Capital protection is not guaranteed in mutual funds. Mutual funds invest in market linked securities hence losses are not inevitable. However, one can beat inflation if invested in good equity oriented schemes over a period of time.

How to invest in Mutual Funds?

One can invest directly by contacting an Asset Management Company. These AMCs offer direct plans which offer higher returns as they have a lower expense ratio. One can also get in touch with intermediaries who sell schemes of mutual funds. A list of intermediaries is mentioned on the Association of Mutual Funds of India (AMFI) website www.AmfiIndia.com

 

One needs to complete the Know Your Customer (KYC) process by providing relevant identity and address proofs.

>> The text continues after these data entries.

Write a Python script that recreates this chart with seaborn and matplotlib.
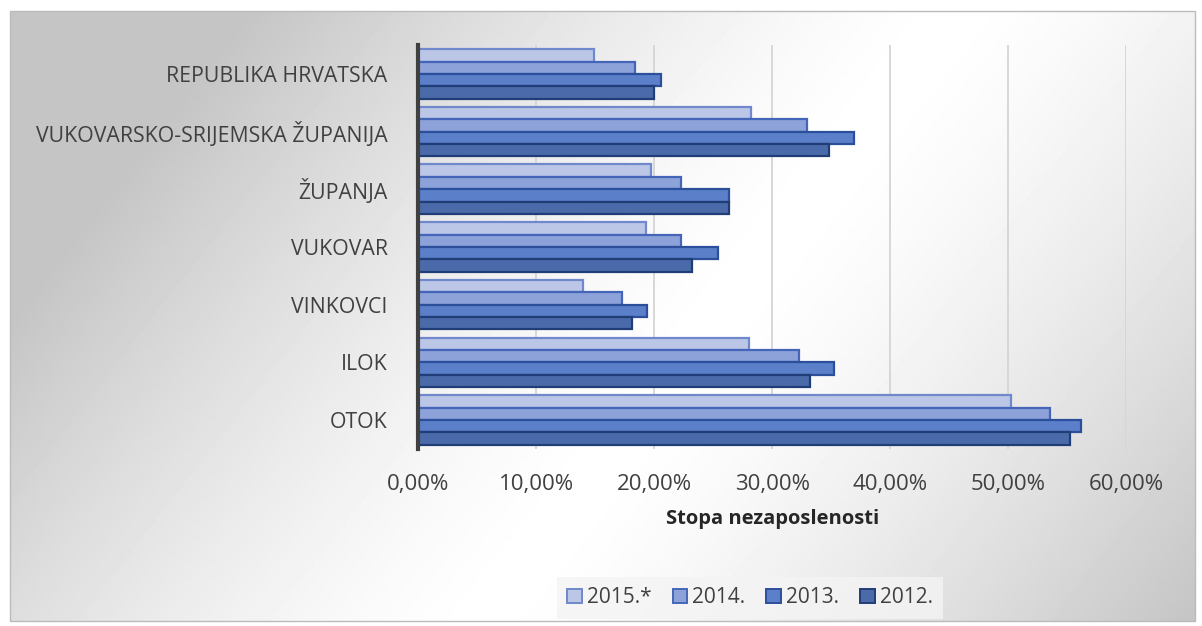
import numpy as np
import matplotlib
matplotlib.use("Agg")
import matplotlib.pyplot as plt
import pandas as pd
import seaborn as sns
from matplotlib.ticker import FuncFormatter

# data (unemployment rate, %)
regions = ["REPUBLIKA HRVATSKA", "VUKOVARSKO-SRIJEMSKA ŽUPANIJA", "ŽUPANJA",
           "VUKOVAR", "VINKOVCI", "ILOK", "OTOK"]
years = ["2015.*", "2014.", "2013.", "2012."]
v2015 = [14.9, 28.2, 19.7, 19.3, 14.0, 28.0, 50.2]
v2014 = [18.4, 32.9, 22.3, 22.3, 17.3, 32.3, 53.5]
v2013 = [20.6, 36.9, 26.3, 25.4, 19.4, 35.2, 56.2]
v2012 = [20.0, 34.8, 26.3, 23.2, 18.1, 33.2, 55.2]

df = pd.DataFrame({"region": regions * 4,
                   "year": [y for y in years for _ in regions],
                   "rate": v2015 + v2014 + v2013 + v2012})

face = ["#BCC7E8", "#8EA2DA", "#5B80C9", "#4B6AA9"]
edge = ["#7088CC", "#4566B8", "#2C4F9C", "#213D78"]

sns.set_style("white")
plt.rcParams["font.family"] = ["Open Sans", "DejaVu Sans"]

fig = plt.figure(figsize=(12.02, 6.26), dpi=100)

# gradient background panel: white diagonal band, grey towards left and lower right
bg = fig.add_axes([0.008, 0.008, 0.986, 0.975])
xx, yy = np.meshgrid(np.linspace(0, 1, 300), np.linspace(0, 1, 200))
centre = 0.8 - 0.4 * yy
d = np.abs(xx - centre)
g = 1.0 - 0.23 * np.clip(d / 0.6, 0, 1) ** 1.4
bg.imshow(g, cmap="gray", vmin=0, vmax=1, aspect="auto", extent=[0, 1, 1, 0])
bg.set_axis_off()
fig.patches.append(plt.Rectangle((0.008, 0.008), 0.986, 0.975, transform=fig.transFigure,
                                 fill=False, edgecolor="#BBBBBB", lw=1))

ax = fig.add_axes([0.348, 0.283, 0.589, 0.645])
ax.set_facecolor("none")
sns.barplot(data=df, x="rate", y="region", hue="year", order=regions, hue_order=years,
            palette=face, orient="h", width=0.86, ax=ax, saturation=1, legend=True)

for i, cont in enumerate(ax.containers):
    for p in cont.patches:
        p.set_edgecolor(edge[i])
        p.set_linewidth(1.6)

ax.set_xlim(0, 60)
ax.set_xticks(np.arange(0, 61, 10))
ax.xaxis.set_major_formatter(FuncFormatter(lambda v, _: f"{v:.2f}%".replace(".", ",")))
ax.grid(axis="x", color="#D5D5D5", lw=1.3)
ax.set_axisbelow(True)
for s in ["top", "right", "bottom"]:
    ax.spines[s].set_visible(False)
ax.spines["left"].set_color("#404040")
ax.spines["left"].set_linewidth(3)
ax.tick_params(axis="x", labelsize=16, colors="#404040", length=0, pad=18)
ax.tick_params(axis="y", labelsize=15.3, colors="#404040", length=0, pad=22)
ax.set_ylabel("")
ax.set_xlabel("Stopa nezaposlenosti", fontsize=14.5, fontweight="bold", color="#262626", labelpad=10)

handles, labels = ax.get_legend_handles_labels()
ax.legend_.remove()
leg = fig.legend(handles, labels, loc="center", bbox_to_anchor=(0.624, 0.045), ncol=4,
                 frameon=True, fontsize=15, handlelength=0.7, handleheight=0.7,
                 columnspacing=1.0, handletextpad=0.25, borderpad=0.5)
leg.get_frame().set_facecolor("#F4F4F4")
leg.get_frame().set_edgecolor("none")
leg.get_frame().set_boxstyle("square", pad=0)
for t in leg.get_texts():
    t.set_color("#404040")
for h, e in zip(leg.legend_handles, edge):
    h.set_edgecolor(e)
    h.set_linewidth(1.4)

fig.savefig("out.png", dpi=100)
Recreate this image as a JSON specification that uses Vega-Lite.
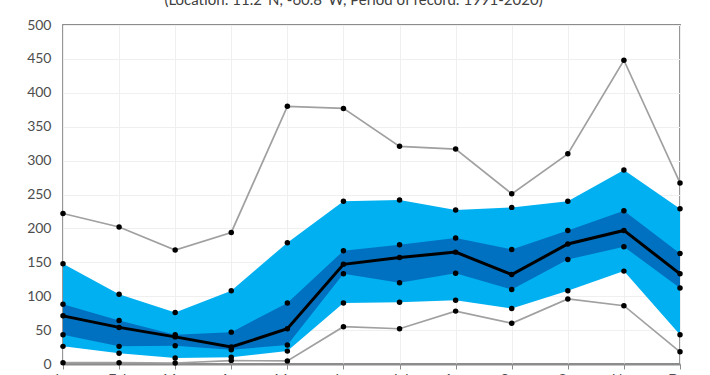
{
  "$schema": "https://vega.github.io/schema/vega-lite/v6.json",
  "width": 617,
  "height": 339,
  "autosize": {"type": "none"},
  "padding": {"left": 63, "top": 25, "right": 30, "bottom": 11},
  "background": "white",
  "title": {
    "text": "(Location: 11.2°N, -60.8°W, Period of record: 1991-2020)",
    "font": "Lato",
    "fontSize": 15,
    "fontWeight": "normal",
    "color": "#404040",
    "anchor": "middle",
    "frame": "group",
    "dx": -18,
    "baseline": "bottom",
    "offset": -5
  },
  "config": {
    "view": {"stroke": "#8c8c8c", "strokeWidth": 1.8},
    "axis": {"labelFont": "Lato", "labelFontSize": 14, "labelColor": "#4d4d4d", "titleFont": "Lato"},
    "axisY": {"tickCount": 10, "labelOverlap": false}
  },
  "data": {
    "values": [
      {"month": "Jan", "max": 222, "p90": 148, "p75": 88, "med": 71, "p25": 43, "p10": 26, "min": 2},
      {"month": "Feb", "max": 202, "p90": 103, "p75": 64, "med": 54, "p25": 26, "p10": 16, "min": 2},
      {"month": "Mar", "max": 168, "p90": 76, "p75": 43, "med": 40, "p25": 27, "p10": 9, "min": 1.5},
      {"month": "Apr", "max": 194, "p90": 108, "p75": 47, "med": 25, "p25": 21, "p10": 10, "min": 5},
      {"month": "May", "max": 380, "p90": 179, "p75": 90, "med": 52, "p25": 28, "p10": 19, "min": 4.5},
      {"month": "Jun", "max": 377, "p90": 240, "p75": 167, "med": 147, "p25": 133, "p10": 90, "min": 55},
      {"month": "Jul", "max": 321, "p90": 242, "p75": 176, "med": 157, "p25": 120, "p10": 91, "min": 52},
      {"month": "Aug", "max": 317, "p90": 227, "p75": 186, "med": 165, "p25": 134, "p10": 94, "min": 78},
      {"month": "Sep", "max": 251, "p90": 231, "p75": 169, "med": 132, "p25": 110, "p10": 82, "min": 60},
      {"month": "Oct", "max": 310, "p90": 240, "p75": 197, "med": 177, "p25": 154, "p10": 108, "min": 96},
      {"month": "Nov", "max": 448, "p90": 286, "p75": 226, "med": 197, "p25": 173, "p10": 137, "min": 86},
      {"month": "Dec", "max": 267, "p90": 229, "p75": 163, "med": 133, "p25": 112, "p10": 43, "min": 18}
    ]
  },
  "encoding": {
    "x": {
      "field": "month",
      "type": "ordinal",
      "sort": null,
      "scale": {"type": "point", "padding": 0},
      "axis": {
        "title": null,
        "labelAngle": 0,
        "tickSize": 5,
        "tickColor": "#8c8c8c",
        "domainColor": "#8c8c8c",
        "domainWidth": 1.8,
        "grid": true,
        "gridColor": "#efefef",
        "labelPadding": 3,
        "labelOverlap": false
      }
    }
  },
  "layer": [
    {
      "mark": {"type": "area", "color": "#00B0F0", "opacity": 1},
      "encoding": {
        "y": {
          "field": "p10",
          "type": "quantitative",
          "scale": {"domain": [0, 500], "nice": false},
          "axis": {
            "title": null,
            "tickCount": 10,
            "ticks": false,
            "domain": false,
            "grid": true,
            "gridColor": "#efefef",
            "labelPadding": 12,
            "labelOverlap": false
          }
        },
        "y2": {"field": "p90"}
      }
    },
    {
      "mark": {"type": "area", "color": "#0070C0", "opacity": 1},
      "encoding": {
        "y": {"field": "p25", "type": "quantitative"},
        "y2": {"field": "p75"}
      }
    },
    {
      "transform": [{"fold": ["max", "min"], "as": ["stat", "value"]}],
      "mark": {"type": "line", "color": "#a0a0a0", "strokeWidth": 1.7},
      "encoding": {
        "y": {"field": "value", "type": "quantitative"},
        "detail": {"field": "stat"}
      }
    },
    {
      "mark": {"type": "line", "color": "black", "strokeWidth": 3},
      "encoding": {
        "y": {"field": "med", "type": "quantitative"}
      }
    },
    {
      "transform": [{"fold": ["max", "p90", "p75", "med", "p25", "p10", "min"], "as": ["stat", "value"]}],
      "mark": {"type": "point", "filled": true, "color": "black", "size": 30, "opacity": 1},
      "encoding": {
        "y": {"field": "value", "type": "quantitative"}
      }
    }
  ]
}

“Systematic” Ways of Investing

Some systematic ways of investing and redeeming money from mutual funds are mentioned below:

  • Systematic Investment Plan (SIP): It is an investment strategy where one needs to invest a fixed amount in a particular mutual fund at fixed intervals, for example, monthly, quarterly etc. SIP helps to average out the price. If one starts a monthly SIP, then each month an amount would be deducted from the investor’s bank account and it would be used to buy units of a mutual fund scheme. The number of units bought would depend on the Net Asset Value (NAV) of the scheme on that day. SIP helps people solve the problem of timing the market. It is a good way for capital appreciation in the future. 
  • Systematic Withdrawal Plan (SWP): This plan enables investors to withdraw a fixed or variable amount from the mutual fund scheme on a pre-decided date be it monthly, quarterly etc.  SWP provides the investor with a regular income and returns on the money that is still invested in the scheme.
  • Systematic Transfer Plan (STP):  This plan allows investors to periodically transfer a certain amount / switch (redeem) certain units from one scheme and invest in another scheme of the same mutual fund house. Thus at regular intervals an amount/number of units that an individual chooses is transferred from one mutual fund scheme to another of the individual’s choice. This facility thus helps in deploying funds at regular intervals.